WRITTEN REQUEST:
Print the lines of the listing below verbatim from its first line through the line bearing "0.8, 0.9, 1];". Any pictures are to be omitted.

RECORDED INFORMATION:
☆ ☆ ☆ ☆
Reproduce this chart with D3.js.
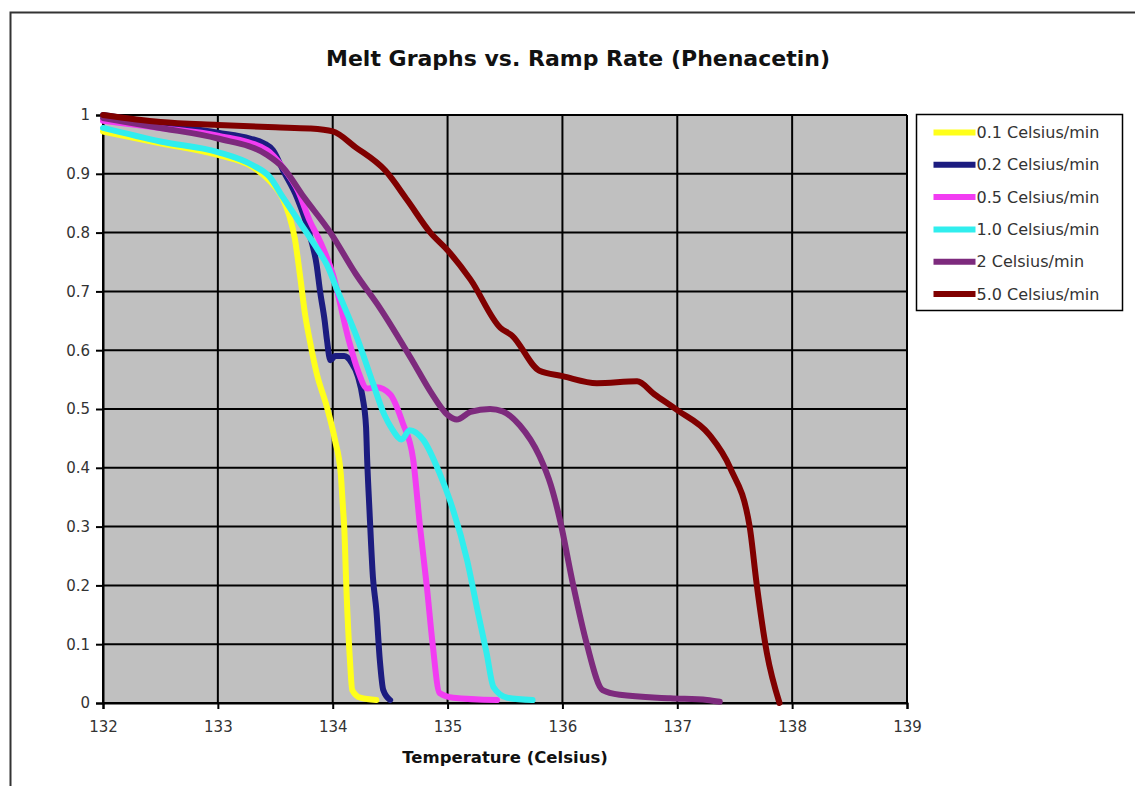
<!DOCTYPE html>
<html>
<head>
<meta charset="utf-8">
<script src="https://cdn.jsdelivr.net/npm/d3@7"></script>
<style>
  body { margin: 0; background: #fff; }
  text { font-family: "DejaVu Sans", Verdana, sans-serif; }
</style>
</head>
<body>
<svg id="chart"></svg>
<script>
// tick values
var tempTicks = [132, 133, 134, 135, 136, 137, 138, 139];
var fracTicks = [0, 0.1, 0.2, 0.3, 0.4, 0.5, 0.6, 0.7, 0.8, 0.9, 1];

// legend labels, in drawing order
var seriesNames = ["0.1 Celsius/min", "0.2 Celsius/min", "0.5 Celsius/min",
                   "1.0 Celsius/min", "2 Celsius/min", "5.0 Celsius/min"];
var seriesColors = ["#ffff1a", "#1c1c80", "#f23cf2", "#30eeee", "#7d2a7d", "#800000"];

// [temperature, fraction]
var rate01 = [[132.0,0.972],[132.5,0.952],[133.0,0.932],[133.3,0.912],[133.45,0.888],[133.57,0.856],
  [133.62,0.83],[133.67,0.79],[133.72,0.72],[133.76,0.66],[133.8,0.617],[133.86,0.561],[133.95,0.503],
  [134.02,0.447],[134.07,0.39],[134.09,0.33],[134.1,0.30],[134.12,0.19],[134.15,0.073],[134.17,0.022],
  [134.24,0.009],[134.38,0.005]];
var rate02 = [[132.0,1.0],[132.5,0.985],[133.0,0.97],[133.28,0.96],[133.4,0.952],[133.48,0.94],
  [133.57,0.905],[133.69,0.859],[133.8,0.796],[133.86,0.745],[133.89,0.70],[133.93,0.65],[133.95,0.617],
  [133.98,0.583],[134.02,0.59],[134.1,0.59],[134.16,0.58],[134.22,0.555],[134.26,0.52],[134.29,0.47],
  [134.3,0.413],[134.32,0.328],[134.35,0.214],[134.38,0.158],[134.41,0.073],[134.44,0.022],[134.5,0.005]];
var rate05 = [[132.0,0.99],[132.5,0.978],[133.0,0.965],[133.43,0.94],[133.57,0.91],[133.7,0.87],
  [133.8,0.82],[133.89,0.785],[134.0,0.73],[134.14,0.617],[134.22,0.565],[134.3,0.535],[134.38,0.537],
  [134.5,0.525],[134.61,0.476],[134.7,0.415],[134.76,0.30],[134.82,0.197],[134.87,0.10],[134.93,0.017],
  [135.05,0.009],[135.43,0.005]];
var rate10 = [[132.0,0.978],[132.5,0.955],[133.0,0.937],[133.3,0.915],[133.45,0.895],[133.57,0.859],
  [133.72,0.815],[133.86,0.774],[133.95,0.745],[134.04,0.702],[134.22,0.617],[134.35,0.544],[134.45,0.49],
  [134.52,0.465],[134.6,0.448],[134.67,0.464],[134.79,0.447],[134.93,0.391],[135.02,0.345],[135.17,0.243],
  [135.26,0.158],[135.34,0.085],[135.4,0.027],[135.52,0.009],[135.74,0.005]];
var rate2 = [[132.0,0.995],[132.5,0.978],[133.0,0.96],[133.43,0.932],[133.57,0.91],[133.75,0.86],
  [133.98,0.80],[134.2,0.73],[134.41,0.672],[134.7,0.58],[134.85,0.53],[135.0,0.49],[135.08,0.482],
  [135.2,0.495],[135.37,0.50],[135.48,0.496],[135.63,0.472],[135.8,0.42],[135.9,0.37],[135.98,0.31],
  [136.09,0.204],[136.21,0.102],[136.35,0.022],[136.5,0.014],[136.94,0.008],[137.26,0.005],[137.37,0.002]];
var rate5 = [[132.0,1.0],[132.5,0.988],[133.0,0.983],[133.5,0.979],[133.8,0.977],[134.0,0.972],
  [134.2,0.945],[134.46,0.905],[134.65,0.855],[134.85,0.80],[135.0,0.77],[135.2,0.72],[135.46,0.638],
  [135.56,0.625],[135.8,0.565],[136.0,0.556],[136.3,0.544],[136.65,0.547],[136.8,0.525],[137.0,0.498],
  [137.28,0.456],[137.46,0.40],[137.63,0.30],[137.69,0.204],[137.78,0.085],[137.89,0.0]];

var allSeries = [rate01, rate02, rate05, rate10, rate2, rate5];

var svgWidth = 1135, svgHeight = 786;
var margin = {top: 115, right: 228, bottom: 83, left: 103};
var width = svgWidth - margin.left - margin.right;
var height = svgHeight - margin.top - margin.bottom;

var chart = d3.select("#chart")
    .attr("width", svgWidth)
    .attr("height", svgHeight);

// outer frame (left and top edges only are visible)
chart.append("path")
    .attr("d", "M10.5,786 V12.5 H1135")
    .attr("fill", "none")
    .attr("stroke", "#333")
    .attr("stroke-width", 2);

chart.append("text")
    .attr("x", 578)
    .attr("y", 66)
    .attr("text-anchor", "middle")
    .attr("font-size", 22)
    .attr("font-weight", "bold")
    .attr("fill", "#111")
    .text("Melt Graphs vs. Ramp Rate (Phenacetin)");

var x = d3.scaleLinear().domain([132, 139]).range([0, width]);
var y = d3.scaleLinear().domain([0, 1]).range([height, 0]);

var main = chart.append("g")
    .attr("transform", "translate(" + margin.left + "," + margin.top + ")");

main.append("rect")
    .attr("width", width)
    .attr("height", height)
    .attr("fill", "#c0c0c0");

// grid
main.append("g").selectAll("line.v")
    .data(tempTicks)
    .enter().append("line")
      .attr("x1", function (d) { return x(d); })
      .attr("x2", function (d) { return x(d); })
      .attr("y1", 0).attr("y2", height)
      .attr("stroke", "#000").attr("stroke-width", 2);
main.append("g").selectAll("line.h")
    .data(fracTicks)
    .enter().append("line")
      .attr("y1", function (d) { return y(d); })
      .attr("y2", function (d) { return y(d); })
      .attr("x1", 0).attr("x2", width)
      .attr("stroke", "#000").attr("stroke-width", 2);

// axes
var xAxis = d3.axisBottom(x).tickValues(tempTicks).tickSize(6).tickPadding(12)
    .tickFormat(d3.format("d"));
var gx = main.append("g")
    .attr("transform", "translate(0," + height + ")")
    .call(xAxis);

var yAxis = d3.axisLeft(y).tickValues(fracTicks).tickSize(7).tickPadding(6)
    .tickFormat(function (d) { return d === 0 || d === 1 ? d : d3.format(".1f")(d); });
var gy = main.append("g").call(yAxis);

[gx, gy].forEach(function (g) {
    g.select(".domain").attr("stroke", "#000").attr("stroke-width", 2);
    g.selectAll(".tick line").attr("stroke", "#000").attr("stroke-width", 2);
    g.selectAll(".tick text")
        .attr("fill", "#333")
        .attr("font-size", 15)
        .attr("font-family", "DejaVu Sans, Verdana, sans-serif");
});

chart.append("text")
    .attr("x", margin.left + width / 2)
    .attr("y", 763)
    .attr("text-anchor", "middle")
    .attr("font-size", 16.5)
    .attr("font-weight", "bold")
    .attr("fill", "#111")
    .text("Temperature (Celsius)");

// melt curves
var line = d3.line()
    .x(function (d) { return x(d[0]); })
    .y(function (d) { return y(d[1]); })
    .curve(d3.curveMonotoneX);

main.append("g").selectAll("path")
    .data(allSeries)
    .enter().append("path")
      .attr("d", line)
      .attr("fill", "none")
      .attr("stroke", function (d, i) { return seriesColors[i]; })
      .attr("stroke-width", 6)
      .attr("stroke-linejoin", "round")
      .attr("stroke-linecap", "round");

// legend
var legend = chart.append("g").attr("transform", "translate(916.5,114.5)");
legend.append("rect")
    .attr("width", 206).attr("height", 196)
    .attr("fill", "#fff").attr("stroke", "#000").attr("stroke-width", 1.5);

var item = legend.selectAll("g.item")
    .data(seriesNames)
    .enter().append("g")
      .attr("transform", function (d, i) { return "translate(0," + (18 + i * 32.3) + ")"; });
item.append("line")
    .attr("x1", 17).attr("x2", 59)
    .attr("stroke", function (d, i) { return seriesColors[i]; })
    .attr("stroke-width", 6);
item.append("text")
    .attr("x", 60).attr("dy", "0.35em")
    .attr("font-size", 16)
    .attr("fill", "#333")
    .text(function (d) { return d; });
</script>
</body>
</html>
☆ ☆ ☆ ☆
ANSWER FOR THE TASK:
Reproduce this chart with D3.js.
<!DOCTYPE html>
<html>
<head>
<meta charset="utf-8">
<script src="https://cdn.jsdelivr.net/npm/d3@7"></script>
<style>
  body { margin: 0; background: #fff; }
  text { font-family: "DejaVu Sans", Verdana, sans-serif; }
</style>
</head>
<body>
<svg id="chart"></svg>
<script>
// tick values
var tempTicks = [132, 133, 134, 135, 136, 137, 138, 139];
var fracTicks = [0, 0.1, 0.2, 0.3, 0.4, 0.5, 0.6, 0.7, 0.8, 0.9, 1];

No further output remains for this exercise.